==== Information provided ====

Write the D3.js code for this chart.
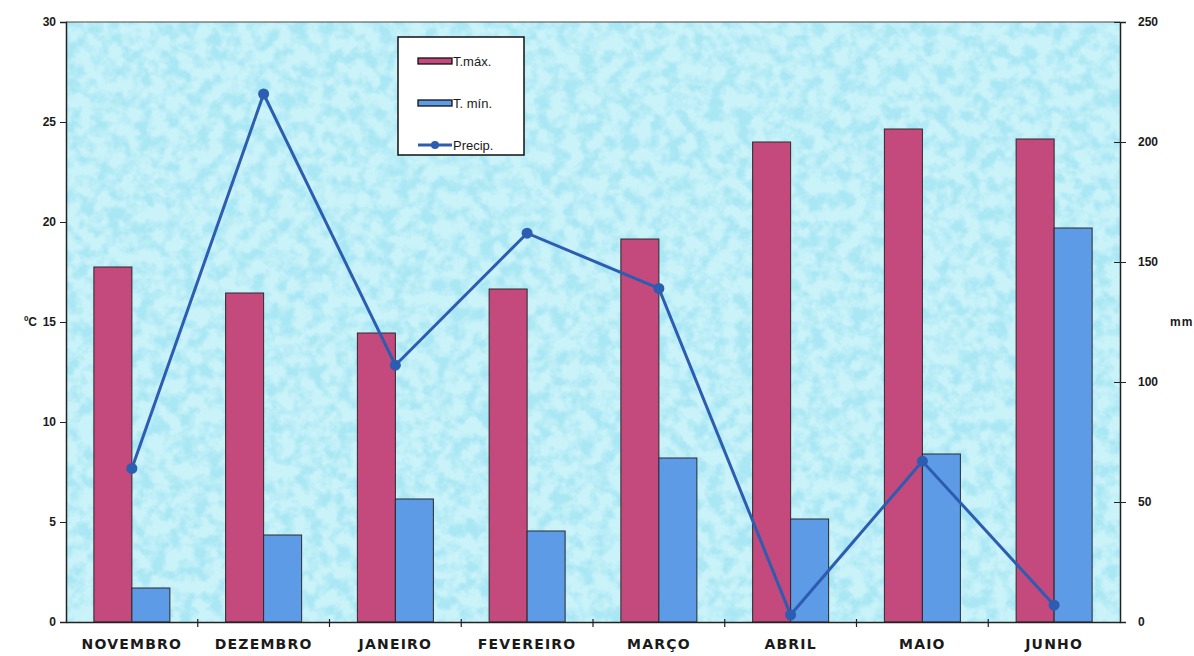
<!DOCTYPE html>
<html>
<head>
<meta charset="utf-8">
<script src="https://cdn.jsdelivr.net/npm/d3@7"></script>
<style>
  body { margin: 0; background: #ffffff; }
  text { font-family: "Liberation Sans", Arial, sans-serif; font-weight: bold; fill: #1a1a1a; }
</style>
</head>
<body>
<div id="chart"></div>
<script>
// chart data
const months = ['NOVEMBRO', 'DEZEMBRO', 'JANEIRO', 'FEVEREIRO', 'MARÇO', 'ABRIL', 'MAIO', 'JUNHO'];
const tMax = [17.75, 16.45, 14.45, 16.65, 19.15, 24.0, 24.65, 24.15];
const tMin = [1.7, 4.35, 6.15, 4.55, 8.2, 5.15, 8.4, 19.7];
const precip = [64, 220, 107, 162, 139, 3, 67, 7];
const tempTicks = [0, 5, 10, 15, 20, 25, 30];
const precipTicks = [0, 50, 100, 150, 200, 250];
const legendItems = ['T.máx.', 'T. mín.', 'Precip.'];

// dimensions and margins
const W = 1194, H = 656;
const margin = {top: 22, right: 74, bottom: 34, left: 66},
    width = W - margin.left - margin.right,
    height = H - margin.top - margin.bottom;

const colRed = '#c4497c', colBlue = '#5e9be6', colLine = '#2c5db0';

const svg = d3.select('#chart').append('svg')
    .attr('width', W).attr('height', H);

// mottled cyan background texture
const defs = svg.append('defs');
const filt = defs.append('filter').attr('id', 'tex')
    .attr('x', 0).attr('y', 0).attr('width', '100%').attr('height', '100%');
filt.append('feTurbulence').attr('type', 'fractalNoise')
    .attr('baseFrequency', '0.07').attr('numOctaves', 3).attr('seed', 7);
filt.append('feColorMatrix').attr('type', 'matrix')
    .attr('values', '0 0 0 0 0.40  0 0 0 0 0.80  0 0 0 0 0.90  3.4 0 0 0 -1.35');
filt.append('feComposite').attr('in2', 'SourceGraphic').attr('operator', 'in');

const g = svg.append('g')
    .attr('transform', 'translate(' + margin.left + ',' + margin.top + ')');

// scales
const x = d3.scaleBand().domain(months).range([0, width]);
const xInner = d3.scaleBand().domain(['max', 'min']).range([0, 76]);
const yTemp = d3.scaleLinear().domain([0, 30]).range([height, 0]);
const yPrec = d3.scaleLinear().domain([0, 250]).range([height, 0]);

// plot background
g.append('rect').attr('width', width).attr('height', height).attr('fill', '#c9f2f9');
g.append('rect').attr('width', width).attr('height', height).attr('fill', '#fff')
    .attr('filter', 'url(#tex)');
g.append('line').attr('x1', 0).attr('x2', width).attr('y1', 0).attr('y2', 0)
    .attr('stroke', '#444').attr('stroke-width', 1);

// bars
const groups = g.selectAll('.month').data(months).enter().append('g')
    .attr('transform', d => 'translate(' + (x(d) + (x.bandwidth() - 76) / 2) + ',0)');
groups.append('rect')
    .attr('x', xInner('max')).attr('width', xInner.bandwidth())
    .attr('y', (d, i) => yTemp(tMax[i])).attr('height', (d, i) => height - yTemp(tMax[i]))
    .attr('fill', colRed).attr('stroke', '#2a2a2a').attr('stroke-width', 1);
groups.append('rect')
    .attr('x', xInner('min')).attr('width', xInner.bandwidth())
    .attr('y', (d, i) => yTemp(tMin[i])).attr('height', (d, i) => height - yTemp(tMin[i]))
    .attr('fill', colBlue).attr('stroke', '#2a2a2a').attr('stroke-width', 1);

// precipitation line
const line = d3.line()
    .x((d, i) => x(months[i]) + x.bandwidth() / 2)
    .y(d => yPrec(d));
g.append('path').datum(precip).attr('d', line)
    .attr('fill', 'none').attr('stroke', colLine).attr('stroke-width', 3);
g.selectAll('.pt').data(precip).enter().append('circle')
    .attr('cx', (d, i) => x(months[i]) + x.bandwidth() / 2)
    .attr('cy', d => yPrec(d)).attr('r', 5.5).attr('fill', colLine);

// left axis (°C)
const axL = g.append('g').call(d3.axisLeft(yTemp).tickValues(tempTicks).tickSize(6).tickPadding(4));
axL.selectAll('line').attr('stroke', '#222').attr('x2', -6);
axL.select('.domain').attr('stroke', '#222').attr('stroke-width', 1.5);
axL.selectAll('text').style('font-size', '12px');
g.append('text').attr('x', -29).attr('y', yTemp(15) + 4)
    .attr('text-anchor', 'end').style('font-size', '12px').text('ºC');

// right axis (mm)
const axR = g.append('g').attr('transform', 'translate(' + width + ',0)')
    .call(d3.axisRight(yPrec).tickValues(precipTicks).tickSize(6).tickPadding(12));
axR.selectAll('.tick line').attr('stroke', '#222').attr('x1', -6);
axR.select('.domain').attr('stroke', '#222').attr('stroke-width', 1.5);
axR.selectAll('text').style('font-size', '12px');
g.append('text').attr('x', width + 50).attr('y', yPrec(125) + 4)
    .style('font-size', '12px').style('letter-spacing', '1px').text('mm');

// bottom axis
const axB = g.append('g').attr('transform', 'translate(0,' + height + ')')
    .call(d3.axisBottom(x).tickSize(0).tickPadding(17));
axB.select('.domain').attr('stroke', '#222').attr('stroke-width', 1.5);
axB.selectAll('text').style('font-size', '14px').style('letter-spacing', '1.2px')
    .style('font-family', '"DejaVu Sans", sans-serif');
// small ticks between months
g.selectAll('.sep').data(months.slice(1)).enter().append('line')
    .attr('x1', d => x(d)).attr('x2', d => x(d))
    .attr('y1', height - 3).attr('y2', height + 5)
    .attr('stroke', '#222').attr('stroke-width', 1.2);

// legend
const leg = g.append('g').attr('transform', 'translate(332,15)');
leg.append('rect').attr('width', 126).attr('height', 118)
    .attr('fill', '#ffffff').attr('stroke', '#111').attr('stroke-width', 1.5);
const legY = d3.scalePoint().domain(legendItems).range([24, 108]);
leg.append('rect').attr('x', 20).attr('y', legY('T.máx.') - 3).attr('width', 34).attr('height', 6)
    .attr('fill', colRed).attr('stroke', '#111').attr('stroke-width', 1.3);
leg.append('rect').attr('x', 20).attr('y', legY('T. mín.') - 3).attr('width', 34).attr('height', 6)
    .attr('fill', colBlue).attr('stroke', '#111').attr('stroke-width', 1.3);
leg.append('line').attr('x1', 20).attr('x2', 54)
    .attr('y1', legY('Precip.')).attr('y2', legY('Precip.'))
    .attr('stroke', colLine).attr('stroke-width', 3);
leg.append('circle').attr('cx', 37).attr('cy', legY('Precip.')).attr('r', 4).attr('fill', colLine);
leg.selectAll('.lt').data(legendItems).enter().append('text')
    .attr('x', 55).attr('y', d => legY(d) + 5)
    .style('font-size', '13px').style('font-weight', 'normal').text(d => d);
</script>
</body>
</html>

====

Written instruction — Transcribe the listing in full and omit the pictures.

Response to the task —
Write the D3.js code for this chart.
<!DOCTYPE html>
<html>
<head>
<meta charset="utf-8">
<script src="https://cdn.jsdelivr.net/npm/d3@7"></script>
<style>
  body { margin: 0; background: #ffffff; }
  text { font-family: "Liberation Sans", Arial, sans-serif; font-weight: bold; fill: #1a1a1a; }
</style>
</head>
<body>
<div id="chart"></div>
<script>
// chart data
const months = ['NOVEMBRO', 'DEZEMBRO', 'JANEIRO', 'FEVEREIRO', 'MARÇO', 'ABRIL', 'MAIO', 'JUNHO'];
const tMax = [17.75, 16.45, 14.45, 16.65, 19.15, 24.0, 24.65, 24.15];
const tMin = [1.7, 4.35, 6.15, 4.55, 8.2, 5.15, 8.4, 19.7];
const precip = [64, 220, 107, 162, 139, 3, 67, 7];
const tempTicks = [0, 5, 10, 15, 20, 25, 30];
const precipTicks = [0, 50, 100, 150, 200, 250];
const legendItems = ['T.máx.', 'T. mín.', 'Precip.'];

// dimensions and margins
const W = 1194, H = 656;
const margin = {top: 22, right: 74, bottom: 34, left: 66},
    width = W - margin.left - margin.right,
    height = H - margin.top - margin.bottom;

const colRed = '#c4497c', colBlue = '#5e9be6', colLine = '#2c5db0';

const svg = d3.select('#chart').append('svg')
    .attr('width', W).attr('height', H);

// mottled cyan background texture
const defs = svg.append('defs');
const filt = defs.append('filter').attr('id', 'tex')
    .attr('x', 0).attr('y', 0).attr('width', '100%').attr('height', '100%');
filt.append('feTurbulence').attr('type', 'fractalNoise')
    .attr('baseFrequency', '0.07').attr('numOctaves', 3).attr('seed', 7);
filt.append('feColorMatrix').attr('type', 'matrix')
    .attr('values', '0 0 0 0 0.40  0 0 0 0 0.80  0 0 0 0 0.90  3.4 0 0 0 -1.35');
filt.append('feComposite').attr('in2', 'SourceGraphic').attr('operator', 'in');

const g = svg.append('g')
    .attr('transform', 'translate(' + margin.left + ',' + margin.top + ')');

// scales
const x = d3.scaleBand().domain(months).range([0, width]);
const xInner = d3.scaleBand().domain(['max', 'min']).range([0, 76]);
const yTemp = d3.scaleLinear().domain([0, 30]).range([height, 0]);
const yPrec = d3.scaleLinear().domain([0, 250]).range([height, 0]);

// plot background
g.append('rect').attr('width', width).attr('height', height).attr('fill', '#c9f2f9');
g.append('rect').attr('width', width).attr('height', height).attr('fill', '#fff')
    .attr('filter', 'url(#tex)');
g.append('line').attr('x1', 0).attr('x2', width).attr('y1', 0).attr('y2', 0)
    .attr('stroke', '#444').attr('stroke-width', 1);

// bars
const groups = g.selectAll('.month').data(months).enter().append('g')
    .attr('transform', d => 'translate(' + (x(d) + (x.bandwidth() - 76) / 2) + ',0)');
groups.append('rect')
    .attr('x', xInner('max')).attr('width', xInner.bandwidth())
    .attr('y', (d, i) => yTemp(tMax[i])).attr('height', (d, i) => height - yTemp(tMax[i]))
    .attr('fill', colRed).attr('stroke', '#2a2a2a').attr('stroke-width', 1);
groups.append('rect')
    .attr('x', xInner('min')).attr('width', xInner.bandwidth())
    .attr('y', (d, i) => yTemp(tMin[i])).attr('height', (d, i) => height - yTemp(tMin[i]))
    .attr('fill', colBlue).attr('stroke', '#2a2a2a').attr('stroke-width', 1);

// precipitation line
const line = d3.line()
    .x((d, i) => x(months[i]) + x.bandwidth() / 2)
    .y(d => yPrec(d));
g.append('path').datum(precip).attr('d', line)
    .attr('fill', 'none').attr('stroke', colLine).attr('stroke-width', 3);
g.selectAll('.pt').data(precip).enter().append('circle')
    .attr('cx', (d, i) => x(months[i]) + x.bandwidth() / 2)
    .attr('cy', d => yPrec(d)).attr('r', 5.5).attr('fill', colLine);

// left axis (°C)
const axL = g.append('g').call(d3.axisLeft(yTemp).tickValues(tempTicks).tickSize(6).tickPadding(4));
axL.selectAll('line').attr('stroke', '#222').attr('x2', -6);
axL.select('.domain').attr('stroke', '#222').attr('stroke-width', 1.5);
axL.selectAll('text').style('font-size', '12px');
g.append('text').attr('x', -29).attr('y', yTemp(15) + 4)
    .attr('text-anchor', 'end').style('font-size', '12px').text('ºC');

// right axis (mm)
const axR = g.append('g').attr('transform', 'translate(' + width + ',0)')
    .call(d3.axisRight(yPrec).tickValues(precipTicks).tickSize(6).tickPadding(12));
axR.selectAll('.tick line').attr('stroke', '#222').attr('x1', -6);
axR.select('.domain').attr('stroke', '#222').attr('stroke-width', 1.5);
axR.selectAll('text').style('font-size', '12px');
g.append('text').attr('x', width + 50).attr('y', yPrec(125) + 4)
    .style('font-size', '12px').style('letter-spacing', '1px').text('mm');

// bottom axis
const axB = g.append('g').attr('transform', 'translate(0,' + height + ')')
    .call(d3.axisBottom(x).tickSize(0).tickPadding(17));
axB.select('.domain').attr('stroke', '#222').attr('stroke-width', 1.5);
axB.selectAll('text').style('font-size', '14px').style('letter-spacing', '1.2px')
    .style('font-family', '"DejaVu Sans", sans-serif');
// small ticks between months
g.selectAll('.sep').data(months.slice(1)).enter().append('line')
    .attr('x1', d => x(d)).attr('x2', d => x(d))
    .attr('y1', height - 3).attr('y2', height + 5)
    .attr('stroke', '#222').attr('stroke-width', 1.2);

// legend
const leg = g.append('g').attr('transform', 'translate(332,15)');
leg.append('rect').attr('width', 126).attr('height', 118)
    .attr('fill', '#ffffff').attr('stroke', '#111').attr('stroke-width', 1.5);
const legY = d3.scalePoint().domain(legendItems).range([24, 108]);
leg.append('rect').attr('x', 20).attr('y', legY('T.máx.') - 3).attr('width', 34).attr('height', 6)
    .attr('fill', colRed).attr('stroke', '#111').attr('stroke-width', 1.3);
leg.append('rect').attr('x', 20).attr('y', legY('T. mín.') - 3).attr('width', 34).attr('height', 6)
    .attr('fill', colBlue).attr('stroke', '#111').attr('stroke-width', 1.3);
leg.append('line').attr('x1', 20).attr('x2', 54)
    .attr('y1', legY('Precip.')).attr('y2', legY('Precip.'))
    .attr('stroke', colLine).attr('stroke-width', 3);
leg.append('circle').attr('cx', 37).attr('cy', legY('Precip.')).attr('r', 4).attr('fill', colLine);
leg.selectAll('.lt').data(legendItems).enter().append('text')
    .attr('x', 55).attr('y', d => legY(d) + 5)
    .style('font-size', '13px').style('font-weight', 'normal').text(d => d);
</script>
</body>
</html>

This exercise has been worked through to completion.